La riforma del sistema fiscale italiano avrebbe dovuto far ordine in un sistema che era stato devastato dall’introduzione della flat tax al 15 per cento per i redditi degli autonomi fino a 65.000 euro annui, come imposto dalla Lega nel governo gialloverde. Il governo Draghi si pronunciò a favore di un sistema fiscale progressivo e così si pensava che avremmo fatto marcia indietro riportando anche i redditi degli autonomi all’interno del sistema progressivo. Invece apprendiamo che il sistema della flat tax per gli autonomi non verrà soppresso, ma prorogato per due anni (un provvisorio che in Italia significa per sempre) attraverso una vera furbata: per evitare tentazioni di evasione da parte di coloro che, pur avendo redditi sotto i 65.000, potrebbero ritenere di aver redditi maggiori in futuro, si consentirà loro di assoggettare alla flat tax un reddito maggiore (sulla stampa si parla di 80.000 euro).

L’onorevole Luigi Marattin, deputato di Italia viva e presidente della commissione Finanze della Camera che sta seguendo questa riforma, con un suo intervento su questo quotidiano il 26 aprile, non ha apprezzato un mio precedente articolo (23 aprile) che denunciava questa ipocrisia. Capisco la difficoltà di varare una riforma del sistema fiscale che debba piacere a tutte le componenti del parlamento, nessuna esclusa. Ma così si finisce solo per creare un mosaico di interessi corporativi che finirà per depotenziare il sistema fiscale e favorire l’evasione.

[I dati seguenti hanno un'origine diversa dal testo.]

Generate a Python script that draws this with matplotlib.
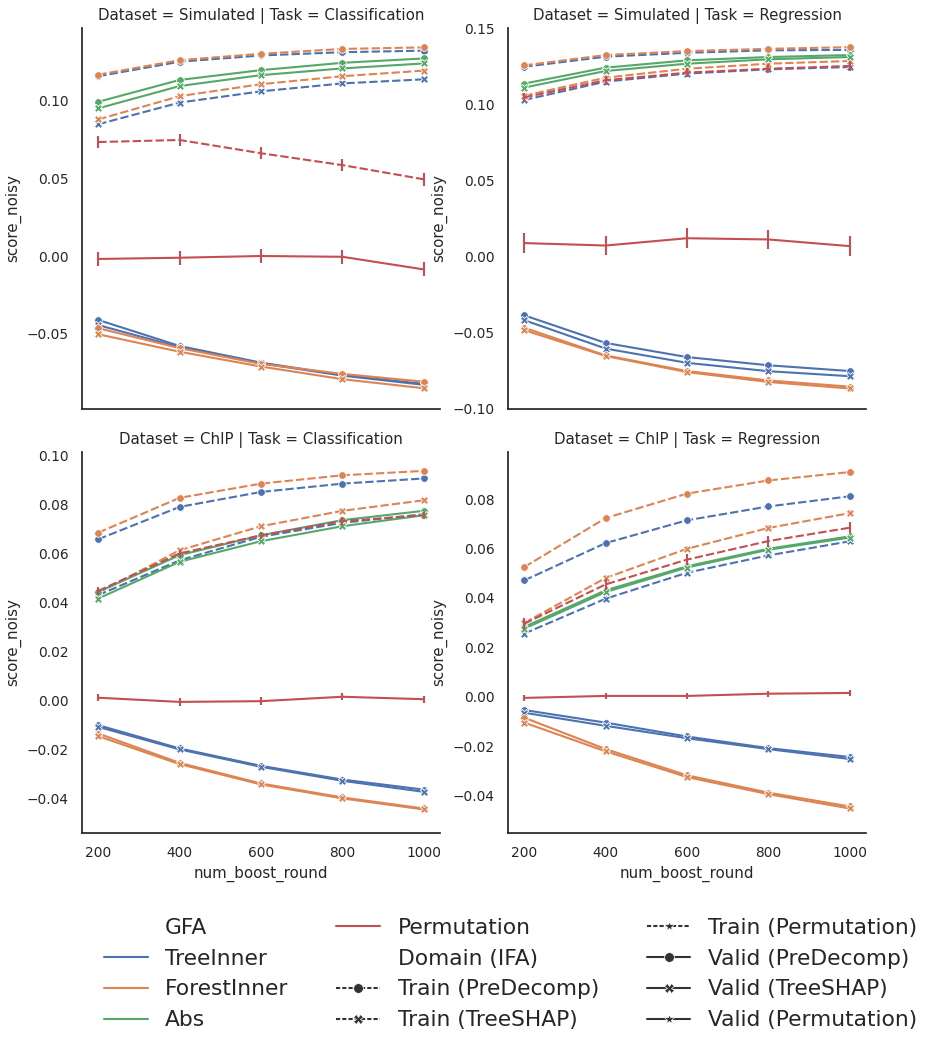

L’allargamento “provvisorio” dell’area della flat tax motivato, secondo le parole di Marattin, per evitare che il lavoratore autonomo che ha «prospettive di un aumento di fatturato venga incentivato a farlo in nero», indica chiaramente il legittimo sospetto che esista una vasta area di evasione che andrebbe perseguita riportandola nell’area comune della progressività e non blandita con ulteriori vantaggi.

Con l’estensione della flat tax e con la riduzione delle aliquote fiscali da 4 a 3, anche per non penalizzare troppo i lavoratori dipendenti e i pensionati, il nostro sistema fiscale si avvicinerà molto a un sistema proporzionale, dato che molte rendite sono già assoggettate a un regime proporzionale. Dice Marratin che la progressività verrà salvaguardata da «deduzioni, detrazioni e benefit monetari». Ma questa è proprio la caratteristica di un sistema proporzionale, dove piccole dosi di progressività vengono realizzate da possibili deduzioni e detrazioni che rendono casuale e oscuro il sistema fiscale, dove la progressività è determinata non dal livello del reddito ma da una selva di incentivi a volte anche in contraddizione tra di loro.

L’errore del 1992

Marattin mi accusa di volere oggi una patrimoniale mentre in passato, quanto ero direttore generale di Confindustria avrei detto il contrario in un articolo ripescato nella rivista della Banca popolare pugliese del 1993. Forse non si è accorto, nel leggere l’articolo, che mi riferivo non già a una patrimoniale, ma alla sciagurata tassa una tantum sui depositi bancari introdotta solo nel 1992 e che determinò una improvvisa fuga di capitali all’estero generando una devastante svalutazione della lira. Un errore che costò caro al paese. Marratin dovrebbe invece ricordare che nel 1992 sottoscrissi l’accordo per la fine della scala mobile che comprendeva anche un’imposta annuale sul capitale delle imprese che accettammo come Confindustria per contribuire a risolvere le difficoltà del paese.

La riforma fiscale necessaria all’Italia avrebbe dovuto estendere l’area della progressività a tutti i redditi da lavoro ed eliminare la stortura dell’esclusione dell’Imu sulla prima casa, come ci ha più volte indicato l’Unione europea, dato che nella maggior parte dei paesi esiste l’imposta sulla casa per finanziare gli enti locali. Una tale soluzione avrebbe consentito di abbassare sostanzialmente l’Irpef e di ridurre l’evasione fiscale, data la maggiore difficoltà a nascondere il possesso di un immobile. Invece, la riforma del catasto viene osteggiata e i suoi eventuali risultati verranno congelati ai fini dell’accertamento dei redditi. Quanto alla lotta all’evasione, vi sono poche speranze che possa avere successo se non si farà un ricorso esteso alle banche dati esistenti, cosa che sembra frenata dall’Autorità della privacy. Anche di questo la riforma fiscale dovrebbe farsi carico, ma non se ne vedono tracce. Peccato.